New data a reminder that high childcare costs continue to bite in Australia

Tomorrow’s Consumer Price Index figures will put childcare costs back in the headlines. The ABS estimates the rise in childcare prices will add a sizeable 0.3 percentage points to the overall increase in the CPI in the December quarter.

The increase is mainly triggered by costs and attendance bouncing back from the lows during the COVID shutdowns, but it serves as a useful reminder that high childcare costs are hurting Australian families.

What do families pay for care?

Childcare spending varies a lot, depending on the amount of care a family uses, the number of children they have in care, the hourly or daily rate charged by the provider, and the amount of government subsidy the family qualifies for (this depends on family income, because the Child Care Subsidy is means-tested).

Long-day care centres – used by most families with children in formal care – charge about $105 on average for a 10-hour day.  About 14 per cent of families pay more than the hourly rate cap (which translates to about $110-to-$120 per day).

At the rate cap, the total cost of full-time care is more than $28,000 per year per child.

The government provides a subsidy to help defray these costs. The subsidy ranges from 85 per cent for households with incomes up to about $70,000, to 20 per cent for households earning about $350,000. Households with incomes of more than $353,680 receive no subsidy.

The government stresses that after the subsidy, 70 per cent of families have out-of-pocket costs of less than $5 per hour per child for centre-based care.

But don’t let the reasonable sounding per hour costs fool you (can you remember the last time a government sold its tax cuts in hourly terms?!). $5 an hour translates to about $50 a day, $250 a week, or $13,000 a year for each child in full-time care. This is more than the cost of sending the child to an exclusive primary school, and beyond the reach of many Australian families.

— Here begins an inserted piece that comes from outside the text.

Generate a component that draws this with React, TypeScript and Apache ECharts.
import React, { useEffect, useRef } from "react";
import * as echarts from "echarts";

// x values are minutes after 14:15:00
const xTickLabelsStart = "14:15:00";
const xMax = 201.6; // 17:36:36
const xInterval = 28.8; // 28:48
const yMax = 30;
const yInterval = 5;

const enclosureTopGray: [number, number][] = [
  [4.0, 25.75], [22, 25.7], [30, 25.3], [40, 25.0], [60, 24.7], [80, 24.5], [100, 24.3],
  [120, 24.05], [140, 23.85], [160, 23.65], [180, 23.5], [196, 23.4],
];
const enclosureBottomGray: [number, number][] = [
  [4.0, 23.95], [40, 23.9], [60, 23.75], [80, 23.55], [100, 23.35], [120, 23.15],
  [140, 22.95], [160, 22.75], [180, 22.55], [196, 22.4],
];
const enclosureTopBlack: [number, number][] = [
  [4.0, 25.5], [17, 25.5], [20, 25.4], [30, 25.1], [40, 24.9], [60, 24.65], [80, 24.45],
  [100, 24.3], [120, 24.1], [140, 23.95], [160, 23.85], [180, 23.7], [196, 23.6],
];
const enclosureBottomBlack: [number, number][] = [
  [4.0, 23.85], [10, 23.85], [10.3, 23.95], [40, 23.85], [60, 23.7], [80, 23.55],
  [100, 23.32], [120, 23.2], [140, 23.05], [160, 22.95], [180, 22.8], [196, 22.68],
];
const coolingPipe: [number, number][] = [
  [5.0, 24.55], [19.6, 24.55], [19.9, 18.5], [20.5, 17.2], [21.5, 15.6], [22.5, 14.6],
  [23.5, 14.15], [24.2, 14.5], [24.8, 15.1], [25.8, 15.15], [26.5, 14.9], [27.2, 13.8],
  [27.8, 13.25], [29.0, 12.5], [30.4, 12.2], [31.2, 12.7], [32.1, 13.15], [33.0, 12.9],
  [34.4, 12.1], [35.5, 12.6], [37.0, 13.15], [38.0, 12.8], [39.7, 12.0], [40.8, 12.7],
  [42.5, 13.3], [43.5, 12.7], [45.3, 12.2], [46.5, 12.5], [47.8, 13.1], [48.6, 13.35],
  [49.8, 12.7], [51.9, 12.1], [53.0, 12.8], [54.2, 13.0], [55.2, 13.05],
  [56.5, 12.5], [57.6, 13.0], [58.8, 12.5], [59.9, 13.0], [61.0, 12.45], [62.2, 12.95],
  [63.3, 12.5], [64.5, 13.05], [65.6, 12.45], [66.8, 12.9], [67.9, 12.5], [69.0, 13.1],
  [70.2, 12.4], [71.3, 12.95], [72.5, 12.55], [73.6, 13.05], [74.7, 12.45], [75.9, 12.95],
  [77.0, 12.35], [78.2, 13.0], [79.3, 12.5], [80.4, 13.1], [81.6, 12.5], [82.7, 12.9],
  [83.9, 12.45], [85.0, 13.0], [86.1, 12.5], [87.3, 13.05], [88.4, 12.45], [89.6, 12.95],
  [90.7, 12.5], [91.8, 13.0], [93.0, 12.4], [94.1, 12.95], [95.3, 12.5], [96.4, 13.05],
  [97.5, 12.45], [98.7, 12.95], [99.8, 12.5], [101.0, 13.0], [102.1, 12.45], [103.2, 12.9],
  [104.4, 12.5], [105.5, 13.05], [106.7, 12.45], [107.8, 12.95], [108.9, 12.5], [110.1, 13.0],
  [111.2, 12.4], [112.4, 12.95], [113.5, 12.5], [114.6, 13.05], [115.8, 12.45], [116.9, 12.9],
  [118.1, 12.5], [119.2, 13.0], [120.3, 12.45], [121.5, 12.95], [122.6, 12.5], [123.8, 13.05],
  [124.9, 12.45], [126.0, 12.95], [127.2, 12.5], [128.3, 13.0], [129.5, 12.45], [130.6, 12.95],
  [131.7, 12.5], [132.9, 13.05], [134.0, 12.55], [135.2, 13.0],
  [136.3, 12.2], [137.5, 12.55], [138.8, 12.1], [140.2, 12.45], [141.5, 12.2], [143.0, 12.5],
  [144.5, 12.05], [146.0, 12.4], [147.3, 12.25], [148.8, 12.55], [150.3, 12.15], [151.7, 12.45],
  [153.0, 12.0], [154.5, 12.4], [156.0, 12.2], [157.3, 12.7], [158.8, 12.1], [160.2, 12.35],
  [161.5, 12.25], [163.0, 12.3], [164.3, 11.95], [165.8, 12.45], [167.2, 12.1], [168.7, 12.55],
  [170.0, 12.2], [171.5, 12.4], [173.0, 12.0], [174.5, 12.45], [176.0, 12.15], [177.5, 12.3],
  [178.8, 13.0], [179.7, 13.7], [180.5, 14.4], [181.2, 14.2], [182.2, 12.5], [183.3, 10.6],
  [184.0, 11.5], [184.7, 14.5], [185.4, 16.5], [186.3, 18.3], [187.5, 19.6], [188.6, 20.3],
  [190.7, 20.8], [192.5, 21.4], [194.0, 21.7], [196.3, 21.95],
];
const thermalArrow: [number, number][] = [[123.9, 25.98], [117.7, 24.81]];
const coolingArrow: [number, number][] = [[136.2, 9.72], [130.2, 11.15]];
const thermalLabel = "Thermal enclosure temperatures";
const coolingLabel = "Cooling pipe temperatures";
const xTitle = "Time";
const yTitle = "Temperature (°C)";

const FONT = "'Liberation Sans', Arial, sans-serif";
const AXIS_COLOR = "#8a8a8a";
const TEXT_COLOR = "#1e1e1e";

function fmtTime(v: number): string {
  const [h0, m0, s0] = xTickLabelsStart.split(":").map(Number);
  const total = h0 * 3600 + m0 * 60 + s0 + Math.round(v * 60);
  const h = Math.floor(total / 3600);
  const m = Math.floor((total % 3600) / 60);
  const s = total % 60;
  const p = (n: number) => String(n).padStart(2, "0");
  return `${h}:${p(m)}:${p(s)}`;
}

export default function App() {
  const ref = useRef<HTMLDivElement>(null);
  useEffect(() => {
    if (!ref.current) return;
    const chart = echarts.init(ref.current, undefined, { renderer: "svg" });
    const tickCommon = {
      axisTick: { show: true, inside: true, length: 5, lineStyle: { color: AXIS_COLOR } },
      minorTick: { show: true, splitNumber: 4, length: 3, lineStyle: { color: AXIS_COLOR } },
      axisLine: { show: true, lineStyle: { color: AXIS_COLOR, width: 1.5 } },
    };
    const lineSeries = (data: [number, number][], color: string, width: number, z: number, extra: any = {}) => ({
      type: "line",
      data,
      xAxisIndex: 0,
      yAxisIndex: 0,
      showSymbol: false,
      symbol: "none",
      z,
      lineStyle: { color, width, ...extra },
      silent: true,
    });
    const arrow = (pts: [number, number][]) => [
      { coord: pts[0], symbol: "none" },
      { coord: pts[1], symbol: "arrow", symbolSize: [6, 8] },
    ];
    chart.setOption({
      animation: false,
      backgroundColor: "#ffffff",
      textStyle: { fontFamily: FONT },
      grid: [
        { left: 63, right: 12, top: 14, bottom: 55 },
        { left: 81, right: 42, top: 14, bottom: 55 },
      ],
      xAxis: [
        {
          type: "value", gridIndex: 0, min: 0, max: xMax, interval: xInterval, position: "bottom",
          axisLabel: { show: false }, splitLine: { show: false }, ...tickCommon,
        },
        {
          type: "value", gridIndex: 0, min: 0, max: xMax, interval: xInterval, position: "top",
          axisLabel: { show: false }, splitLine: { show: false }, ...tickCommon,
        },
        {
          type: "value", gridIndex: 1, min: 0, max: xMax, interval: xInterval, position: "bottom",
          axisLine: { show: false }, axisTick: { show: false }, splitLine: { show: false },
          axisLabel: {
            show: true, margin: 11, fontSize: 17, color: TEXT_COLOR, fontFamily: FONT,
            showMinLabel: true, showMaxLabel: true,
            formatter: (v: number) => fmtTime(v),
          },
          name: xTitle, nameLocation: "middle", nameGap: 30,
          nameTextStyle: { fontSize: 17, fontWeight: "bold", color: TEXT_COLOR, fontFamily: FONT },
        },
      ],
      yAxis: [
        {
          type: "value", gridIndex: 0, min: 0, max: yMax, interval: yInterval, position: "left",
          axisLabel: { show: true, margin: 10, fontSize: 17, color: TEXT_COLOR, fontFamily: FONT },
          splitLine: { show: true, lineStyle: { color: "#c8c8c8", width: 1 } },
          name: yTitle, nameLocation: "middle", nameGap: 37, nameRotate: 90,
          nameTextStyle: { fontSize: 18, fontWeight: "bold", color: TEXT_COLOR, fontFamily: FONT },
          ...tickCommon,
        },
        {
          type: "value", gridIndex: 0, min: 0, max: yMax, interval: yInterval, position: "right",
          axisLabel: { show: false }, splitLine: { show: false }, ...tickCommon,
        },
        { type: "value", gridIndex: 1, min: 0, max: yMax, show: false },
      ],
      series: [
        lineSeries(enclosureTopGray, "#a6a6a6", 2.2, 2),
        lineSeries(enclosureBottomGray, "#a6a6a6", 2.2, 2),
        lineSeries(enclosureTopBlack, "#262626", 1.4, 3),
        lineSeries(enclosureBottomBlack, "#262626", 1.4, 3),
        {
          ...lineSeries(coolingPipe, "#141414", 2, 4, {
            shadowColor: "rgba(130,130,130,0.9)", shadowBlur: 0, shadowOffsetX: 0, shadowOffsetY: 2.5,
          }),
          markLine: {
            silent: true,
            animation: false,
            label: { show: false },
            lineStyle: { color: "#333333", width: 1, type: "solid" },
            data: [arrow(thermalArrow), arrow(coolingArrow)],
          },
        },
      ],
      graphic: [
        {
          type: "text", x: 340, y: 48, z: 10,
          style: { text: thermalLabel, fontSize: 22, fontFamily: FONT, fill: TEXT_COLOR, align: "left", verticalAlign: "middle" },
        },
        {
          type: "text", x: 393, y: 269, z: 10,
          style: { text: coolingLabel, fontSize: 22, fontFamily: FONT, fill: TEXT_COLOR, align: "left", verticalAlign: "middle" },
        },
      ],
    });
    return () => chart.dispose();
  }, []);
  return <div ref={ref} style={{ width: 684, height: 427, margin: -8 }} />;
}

These high costs are a problem

Some members of Parliament say the cost of childcare doesn’t come up much in constituent feedback. This doesn’t mean the concern isn’t real; it probably reflects the fact that only a small proportion of the electorate is paying these costs at any given time. We also suspect that many working parents are too busy to stop for a chat with, or respond to a survey from, their local MP.

National surveys of parents with young children present a more accurate picture of the difficulties and consequences of high out-of-pocket childcare costs.

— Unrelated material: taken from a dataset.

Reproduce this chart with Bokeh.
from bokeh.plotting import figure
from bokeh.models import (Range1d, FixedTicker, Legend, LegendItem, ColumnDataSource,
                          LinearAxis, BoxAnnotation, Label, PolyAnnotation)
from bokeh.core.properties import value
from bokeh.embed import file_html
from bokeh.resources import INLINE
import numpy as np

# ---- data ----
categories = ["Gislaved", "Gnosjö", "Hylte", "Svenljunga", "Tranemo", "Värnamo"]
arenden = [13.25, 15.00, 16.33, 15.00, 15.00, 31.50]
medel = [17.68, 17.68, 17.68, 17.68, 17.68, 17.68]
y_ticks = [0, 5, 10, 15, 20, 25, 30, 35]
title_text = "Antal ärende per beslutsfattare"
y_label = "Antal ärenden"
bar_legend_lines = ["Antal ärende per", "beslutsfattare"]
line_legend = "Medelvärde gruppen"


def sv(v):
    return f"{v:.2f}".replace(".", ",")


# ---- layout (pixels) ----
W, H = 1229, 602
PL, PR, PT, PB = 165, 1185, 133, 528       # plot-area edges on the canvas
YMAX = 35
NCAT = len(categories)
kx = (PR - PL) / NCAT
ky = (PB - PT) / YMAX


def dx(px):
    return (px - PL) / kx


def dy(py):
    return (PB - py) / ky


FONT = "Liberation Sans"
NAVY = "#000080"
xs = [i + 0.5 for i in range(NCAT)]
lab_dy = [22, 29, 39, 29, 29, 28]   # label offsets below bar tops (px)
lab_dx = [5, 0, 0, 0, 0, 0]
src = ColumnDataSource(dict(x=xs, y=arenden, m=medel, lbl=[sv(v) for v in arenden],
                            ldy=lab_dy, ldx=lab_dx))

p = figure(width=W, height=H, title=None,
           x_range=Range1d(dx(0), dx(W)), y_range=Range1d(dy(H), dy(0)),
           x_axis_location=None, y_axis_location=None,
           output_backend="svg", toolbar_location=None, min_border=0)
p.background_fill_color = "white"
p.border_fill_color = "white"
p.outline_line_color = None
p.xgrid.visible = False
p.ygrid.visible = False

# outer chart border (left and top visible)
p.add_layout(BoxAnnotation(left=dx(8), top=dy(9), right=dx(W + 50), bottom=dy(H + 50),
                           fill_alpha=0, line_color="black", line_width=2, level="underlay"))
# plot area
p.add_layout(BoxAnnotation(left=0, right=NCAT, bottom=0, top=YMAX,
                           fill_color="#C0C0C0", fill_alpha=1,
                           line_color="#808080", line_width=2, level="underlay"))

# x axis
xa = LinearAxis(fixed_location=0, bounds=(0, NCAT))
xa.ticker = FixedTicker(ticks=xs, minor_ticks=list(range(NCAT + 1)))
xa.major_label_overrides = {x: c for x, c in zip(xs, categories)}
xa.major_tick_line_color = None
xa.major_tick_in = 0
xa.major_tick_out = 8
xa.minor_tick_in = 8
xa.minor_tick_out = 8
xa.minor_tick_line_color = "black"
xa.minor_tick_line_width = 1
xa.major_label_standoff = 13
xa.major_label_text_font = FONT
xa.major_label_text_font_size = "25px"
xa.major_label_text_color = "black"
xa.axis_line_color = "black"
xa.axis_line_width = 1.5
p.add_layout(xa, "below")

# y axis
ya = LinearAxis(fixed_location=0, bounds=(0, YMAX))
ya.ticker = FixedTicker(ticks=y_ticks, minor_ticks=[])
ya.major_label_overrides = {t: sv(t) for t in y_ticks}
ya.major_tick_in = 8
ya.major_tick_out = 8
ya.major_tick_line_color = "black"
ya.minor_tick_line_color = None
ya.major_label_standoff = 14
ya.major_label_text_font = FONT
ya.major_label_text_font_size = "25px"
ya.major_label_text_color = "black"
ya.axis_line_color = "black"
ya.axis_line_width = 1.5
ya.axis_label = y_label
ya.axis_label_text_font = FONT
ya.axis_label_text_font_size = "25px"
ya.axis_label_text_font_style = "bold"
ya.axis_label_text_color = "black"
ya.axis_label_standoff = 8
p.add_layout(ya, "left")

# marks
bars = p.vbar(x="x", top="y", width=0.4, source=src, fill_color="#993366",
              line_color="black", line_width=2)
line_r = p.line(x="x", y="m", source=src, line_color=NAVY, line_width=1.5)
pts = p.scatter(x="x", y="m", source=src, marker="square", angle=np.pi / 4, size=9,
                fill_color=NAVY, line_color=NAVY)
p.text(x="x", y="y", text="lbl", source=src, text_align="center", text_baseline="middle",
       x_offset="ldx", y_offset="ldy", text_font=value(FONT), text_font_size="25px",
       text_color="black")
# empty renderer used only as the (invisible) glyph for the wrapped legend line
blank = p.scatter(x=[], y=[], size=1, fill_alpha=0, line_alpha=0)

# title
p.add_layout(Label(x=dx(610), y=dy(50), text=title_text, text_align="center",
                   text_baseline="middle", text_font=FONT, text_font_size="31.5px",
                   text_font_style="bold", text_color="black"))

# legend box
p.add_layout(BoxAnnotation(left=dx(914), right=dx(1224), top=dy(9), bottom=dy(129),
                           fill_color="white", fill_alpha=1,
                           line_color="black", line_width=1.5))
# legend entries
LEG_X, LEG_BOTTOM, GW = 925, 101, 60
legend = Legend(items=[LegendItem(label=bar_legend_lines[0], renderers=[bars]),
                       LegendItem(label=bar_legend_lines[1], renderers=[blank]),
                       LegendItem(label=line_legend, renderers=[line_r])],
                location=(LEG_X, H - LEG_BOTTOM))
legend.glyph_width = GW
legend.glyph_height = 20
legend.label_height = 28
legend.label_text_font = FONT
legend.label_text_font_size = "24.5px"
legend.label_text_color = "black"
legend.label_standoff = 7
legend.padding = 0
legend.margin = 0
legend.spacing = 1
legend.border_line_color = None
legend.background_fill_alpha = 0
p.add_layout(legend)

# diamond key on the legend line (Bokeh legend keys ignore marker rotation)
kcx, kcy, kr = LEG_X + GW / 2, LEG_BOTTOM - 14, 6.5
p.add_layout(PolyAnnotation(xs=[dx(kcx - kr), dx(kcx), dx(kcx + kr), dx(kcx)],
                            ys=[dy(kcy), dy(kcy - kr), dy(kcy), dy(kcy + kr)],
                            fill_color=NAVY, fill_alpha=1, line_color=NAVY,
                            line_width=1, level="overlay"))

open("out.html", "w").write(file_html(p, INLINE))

The 2017 HILDA (Household, Income and Labour Dynamics in Australia) survey found that 49 per cent of people with children under 5 had difficulties with the cost of childcare, up from about one-third in 2002.

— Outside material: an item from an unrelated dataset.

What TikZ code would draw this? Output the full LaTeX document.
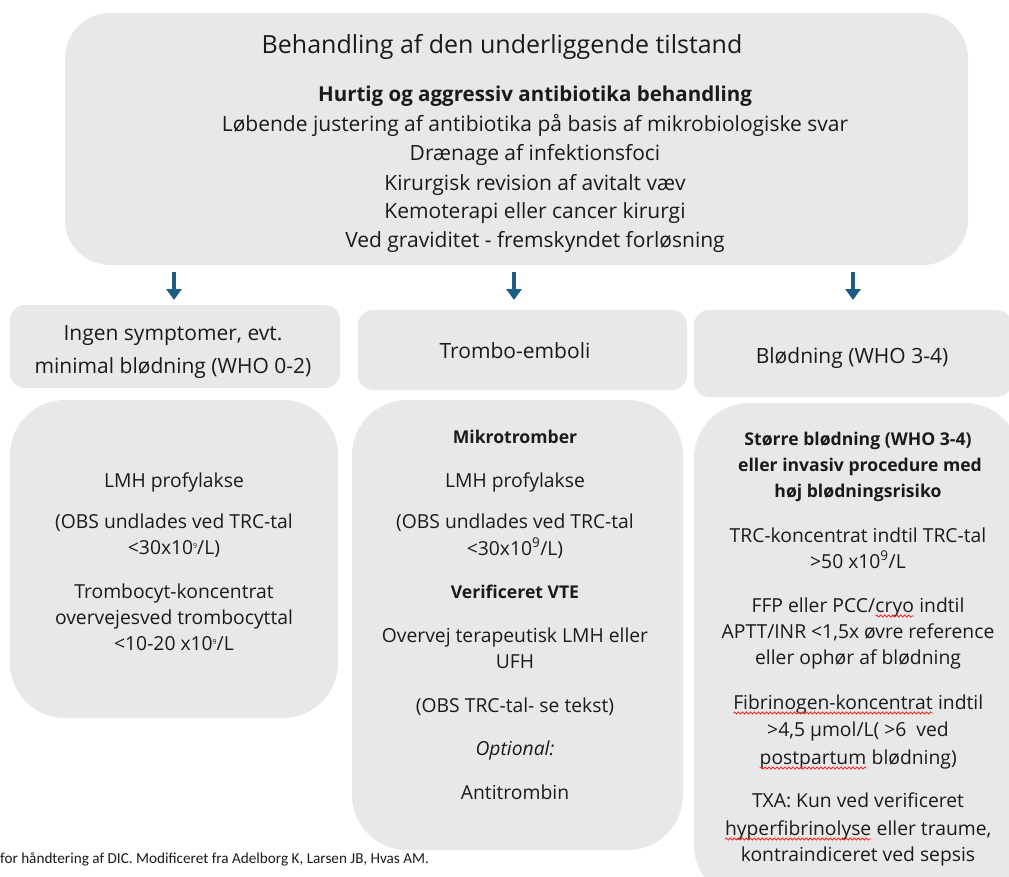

And many other surveys highlight the impact of high costs on labour force participation, particularly for women:

  • In the 2017-18 ABS Survey of Income and Housing, about 30 per cent of mothers who have pre-teenage children and would prefer to work more nominated childcare cost as the main factor preventing them from doing so.
  • The 2019 ABS Participation, Job Search and Mobility survey found that the most common childcare-related reason for not being in the labour force was the cost of childcare (28 per cent).
  • A survey conducted by The Parenthood in June 2020 found that 66 per cent of parents reported the out-of-pocket costs of childcare before COVID were too expensive, and 76 per cent said the cost of childcare was too high for either them or their partner to work full time.

These results are no surprise: Grattan Institute’s analysis of the disincentives to work generated from the interaction of high childcare costs, tax, and welfare clawback shows that for many women with young children, working more than three days a week provides little or no financial benefit.

Making childcare more affordable is one of the single best things the Federal Government could do to boost workforce participation and help the COVID recovery. Chapter 5 of Grattan’s Cheaper Childcare report lays out a number of options to reduce the out-of-pocket costs of care. But the first step to finding a solution is admitting you have a problem.